Fri February 01, 2019
Jennifer McKevitt - CEG Correspondent

Wood chips are an unusually useful result of all the effort it takes to turn wood and brush into a productive medium. Wood chip uses span variety of applications.

Not only do they serve as handsome, healthy mulch for gardening and landscaping, but they also act as pulp for providing steam in paper mills.

Also, wood chips may be used as a playground material. Chips offer a cushion for falls or jumps, and are more environmentally friendly than rubber, another common playground base. They also smell better.

Wood chips may also play a role in some barbecue cooking. Apple, hickory, cherry, pecan and mesquite are frequently used to lend flavor to foods that benefit from searing or exposure to high heat.

Wood chips can serve as a useful bioreactive material. This is because they inhibit nitrates from seeping into water tiles. And, when subjected to manure-born nitrates, wood chips were shown to reduce the greenhouse gas emission level by 90 percent within a one-month cycle through the action of converting it to ammonium.

Wood chips may also serve as animal bedding. The fresh smell and ease of replacement make it ideal for horses, cows, goats, sheep and chickens to nest in. Shavings and sawdust act as a base for many indoor pets as well, such a hamsters, guinea pigs, mice, rats and chinchillas. However, black walnut has been shown to harmful to horses and other creatures, while pine and cedar is toxic to chinchillas. Always confirm that any wood based medium you use for pet nesting or waste boxes are safe for the animal in question.

Mushroom farmers like wood chips or even sawdust as a growth medium, to which they add previously produced spawn as a starter.
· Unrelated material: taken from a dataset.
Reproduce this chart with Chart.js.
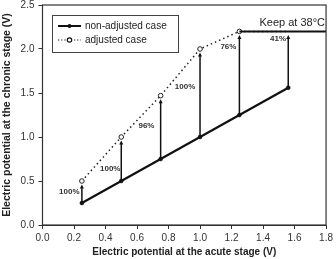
<!DOCTYPE html>
<html>
<head>
<meta charset="utf-8">
<script src="https://cdn.jsdelivr.net/npm/chart.js@4"></script>
<style>
  html, body { margin: 0; padding: 0; background: #fff; }
  #wrap { width: 336px; height: 259px; }
</style>
</head>
<body>
<div id="wrap"><canvas id="chart" width="336" height="259"></canvas></div>
<script>
// data
const acute = [0.25, 0.5, 0.75, 1.0, 1.25, 1.56];
const nonAdjusted = [0.25, 0.5, 0.75, 1.0, 1.25, 1.56];
const adjusted = [0.5, 1.0, 1.47, 2.0, 2.2, 2.2];
const keepX = [1.25, 1.8];
const keepY = [2.2, 2.2];
const pctLabels = ["100%", "100%", "96%", "100%", "76%", "41%"];
const pctX = [0.17, 0.43, 0.66, 0.905, 1.18, 1.495];
const pctY = [0.375, 0.64, 1.125, 1.57, 2.02, 2.12];

const FONT = "Liberation Sans, Arial, sans-serif";

// vertical arrows + percent labels + frame + legend
const annotate = {
  id: "annotate",
  afterDatasetsDraw(chart) {
    const { ctx, chartArea: a, scales: { x, y } } = chart;
    ctx.save();

    // arrows from non-adjusted up to adjusted
    ctx.strokeStyle = "#111";
    ctx.fillStyle = "#111";
    ctx.lineWidth = 1.5;
    acute.forEach((v, i) => {
      const px = x.getPixelForValue(v);
      const y0 = y.getPixelForValue(nonAdjusted[i]);
      const y1 = y.getPixelForValue(adjusted[i]) + 3.5;
      ctx.beginPath();
      ctx.moveTo(px, y0);
      ctx.lineTo(px, y1 + 3);
      ctx.stroke();
      ctx.beginPath();
      ctx.moveTo(px, y1);
      ctx.lineTo(px - 2, y1 + 4);
      ctx.lineTo(px + 2, y1 + 4);
      ctx.closePath();
      ctx.fill();
    });

    // percent labels
    ctx.fillStyle = "#333";
    ctx.font = "bold 8px " + FONT;
    ctx.textAlign = "center";
    ctx.textBaseline = "middle";
    pctLabels.forEach((t, i) => {
      ctx.fillText(t, x.getPixelForValue(pctX[i]), y.getPixelForValue(pctY[i]));
    });

    // keep text
    ctx.fillStyle = "#222";
    ctx.font = "11px " + FONT;
    ctx.textAlign = "right";
    ctx.textBaseline = "bottom";
    ctx.fillText("Keep at 38\u00B0C", a.right - 1, y.getPixelForValue(2.2) - 3);

    // frame
    ctx.strokeStyle = "#333";
    ctx.lineWidth = 1.2;
    ctx.strokeRect(a.left, a.top, a.right - a.left, a.bottom - a.top);

    // legend
    const lx = 52, ly = 15, lw = 126, lh = 37;
    ctx.fillStyle = "#fff";
    ctx.fillRect(lx, ly, lw, lh);
    ctx.strokeStyle = "#444";
    ctx.lineWidth = 1;
    ctx.strokeRect(lx + 0.5, ly + 0.5, lw, lh);
    ctx.strokeStyle = "#111";
    ctx.lineWidth = 2;
    ctx.beginPath();
    ctx.moveTo(lx + 6, ly + 11);
    ctx.lineTo(lx + 29, ly + 11);
    ctx.stroke();
    ctx.fillStyle = "#111";
    ctx.beginPath();
    ctx.arc(lx + 17.5, ly + 11, 2, 0, Math.PI * 2);
    ctx.fill();
    ctx.lineWidth = 1.2;
    ctx.setLineDash([1.2, 2]);
    ctx.beginPath();
    ctx.moveTo(lx + 6, ly + 25);
    ctx.lineTo(lx + 29, ly + 25);
    ctx.stroke();
    ctx.setLineDash([]);
    ctx.fillStyle = "#fff";
    ctx.beginPath();
    ctx.arc(lx + 17.5, ly + 25, 2.2, 0, Math.PI * 2);
    ctx.fill();
    ctx.stroke();
    ctx.fillStyle = "#222";
    ctx.font = "10px " + FONT;
    ctx.textAlign = "left";
    ctx.textBaseline = "middle";
    ctx.fillText("non-adjusted case", lx + 33, ly + 11);
    ctx.fillText("adjusted case", lx + 33, ly + 25);

    ctx.restore();
  },
};

const ctx = document.getElementById("chart").getContext("2d");
new Chart(ctx, {
  type: "scatter",
  data: {
    datasets: [
      {
        label: "keep",
        data: keepX.map((v, i) => ({ x: v, y: keepY[i] })),
        showLine: true,
        borderColor: "#111",
        borderWidth: 2,
        pointRadius: 0,
      },
      {
        label: "adjusted case",
        data: acute.map((v, i) => ({ x: v, y: adjusted[i] })),
        showLine: true,
        borderColor: "#222",
        borderWidth: 1.5,
        borderDash: [1.5, 3],
        pointRadius: [2.3, 2.3, 2.3, 2.3, 2.3, 0],
        pointBackgroundColor: "#fff",
        pointBorderColor: "#222",
        pointBorderWidth: 1,
      },
      {
        label: "non-adjusted case",
        data: acute.map((v, i) => ({ x: v, y: nonAdjusted[i] })),
        showLine: true,
        borderColor: "#111",
        borderWidth: 2.2,
        pointRadius: 2,
        pointBorderWidth: 0.5,
        pointBackgroundColor: "#111",
        pointBorderColor: "#111",
      },
    ],
  },
  options: {
    responsive: false,
    animation: false,
    layout: { padding: { top: 0, right: 9, left: 0, bottom: 0 } },
    plugins: {
      legend: { display: false },
      tooltip: { enabled: false },
    },
    scales: {
      x: {
        type: "linear",
        min: 0,
        max: 1.8,
        afterFit: (s) => { s.height = 34; },
        ticks: {
          stepSize: 0.2,
          color: "#333",
          font: { family: FONT, size: 10 },
          callback: (v) => v.toFixed(1),
          padding: 3,
        },
        grid: { drawOnChartArea: false, tickLength: 4, color: "#333" },
        border: { color: "#333" },
        title: {
          display: true,
          text: "Electric potential at the acute stage (V)",
          color: "#222",
          font: { family: FONT, size: 10, weight: "bold" },
          padding: { top: 0, bottom: 1 },
        },
      },
      y: {
        min: 0,
        max: 2.5,
        afterFit: (s) => { s.paddingTop = 5; },
        ticks: {
          stepSize: 0.5,
          color: "#333",
          font: { family: FONT, size: 10 },
          callback: (v) => v.toFixed(1),
          padding: 4,
        },
        grid: { drawOnChartArea: false, tickLength: 4, color: "#333" },
        border: { color: "#333" },
        title: {
          display: true,
          text: "Electric potential at the chronic stage (V)",
          color: "#222",
          font: { family: FONT, size: 10.5, weight: "bold" },
          padding: { top: 1, bottom: 3 },
        },
      },
    },
  },
  plugins: [annotate],
});
</script>
</body>
</html>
Additionally, wood chips are known to make excellent fuel. Many wood stoves are built to run on wood pellets massed into briquettes. Further, former coal – fueled power plants have frequently been converted to run on wood chips, since chips also burn within steam turbines, and the two materials are comparably priced.

Lastly, wood chips also serve as a bulking agent for industrial composting in municipal waste production. And, you can add them to your home compost heap for use in sweetening the carbon to nitrogen ratio breakdown.